Ausgehend von Benjamins Analogie von Nervenbahn und elektrischer Leitung konzentriert sich der Beitrag auf eine der wichtigen Fragen, die im "Passagen-Werk" behandelt werden, nämlich ob mit der modernen Technik eine Verbindung von organischer und technischer Sphäre vorliegt oder ob die Technik vielmehr als eine denaturierte Natur anzusehen ist. Um diesem Aspekt nachzugehen und die Besonderheit von Benjamins technikphilosophischen Reflexionen herauszustellen, vergleicht Wolfsteiner sie mit Hannah Arendts Handlungstheorie und Max Benses Entwurf einer informationstheoretischen Ästhetik.

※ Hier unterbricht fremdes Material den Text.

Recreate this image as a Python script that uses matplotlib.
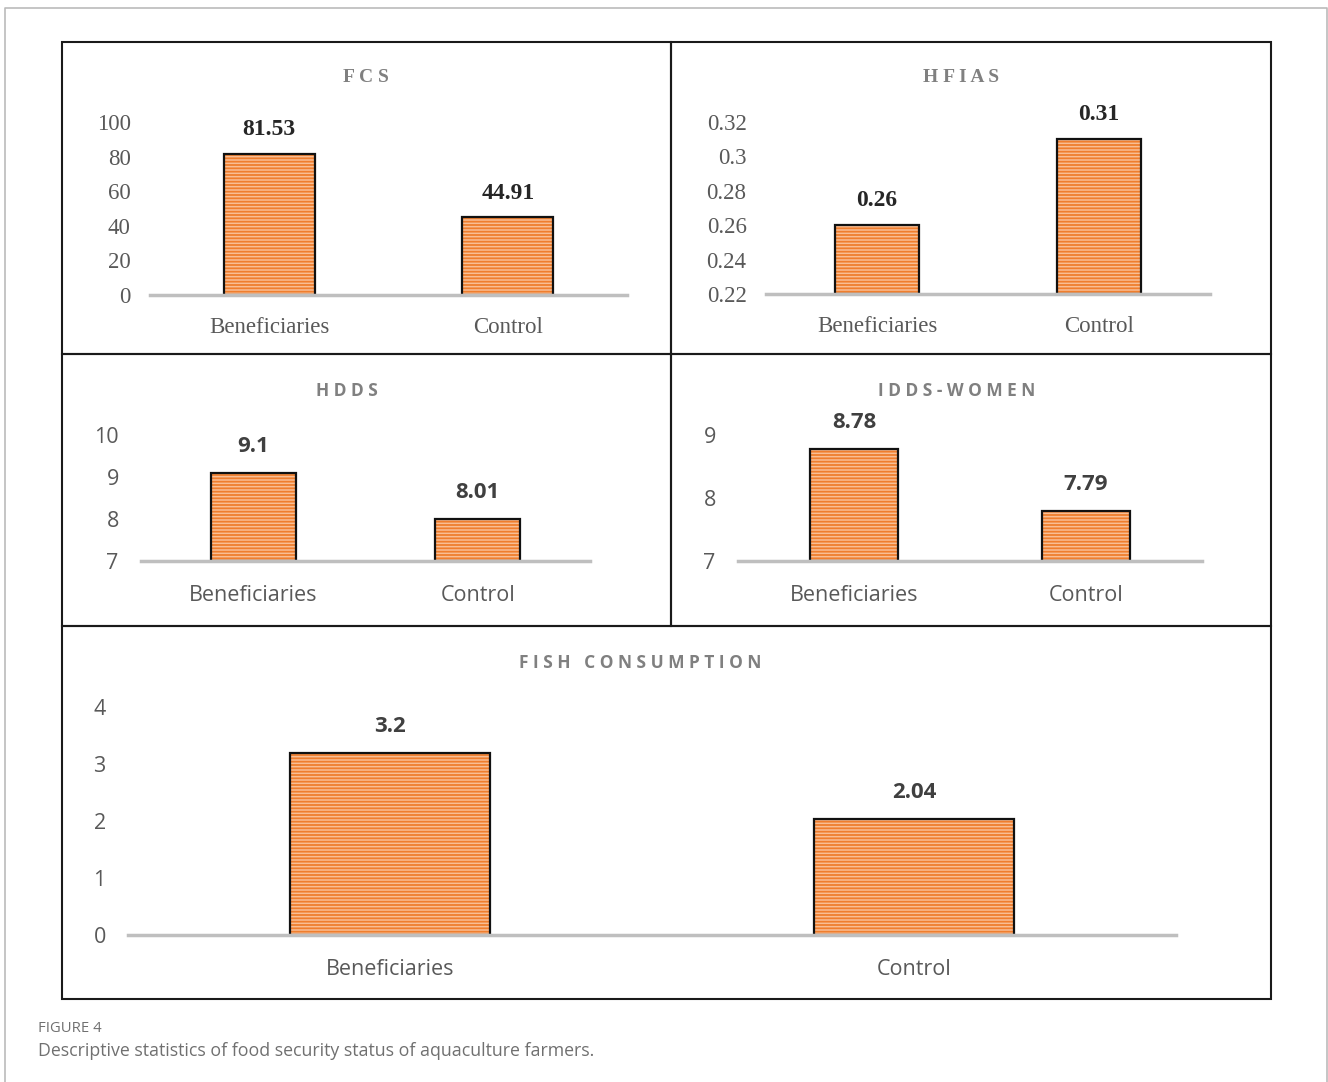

Die Aktualität von Benjamins Techniktheorie wird abschließend anhand der Science and Technology Studies (STS) in der Nachfolge Bruno Latours und der technikphilosophischen Schriften Gilbert Simondons erörtert.
In seinem Aufsatz rekonstruiert der Literatur- und Medienwissenschaftler Nicolas Pethes die Verwendung des Experimentbegriffs in Benjamins Schriften und verfolgt seine Entwicklung von dessen frühen Untersuchung "Über den Begriff der Kunstkritik in der deutschen Romantik" über den "Ursprung des deutschen Trauerspiels" bis zum "Passagen-Werk". Dabei soll nicht nur die Bedeutung der Idee des Experiments, sondern auch der experimentelle Charakter von Benjamins eigener Schreibweise herausgearbeitet werden. Das Experiment, das eng verwandt ist mit Test und Spiel, ist Teil einer Darstellungsstrategie, mit der Benjamin die Diskontinuität der Kunst- und Gesellschaftsgeschichte beschreiben will.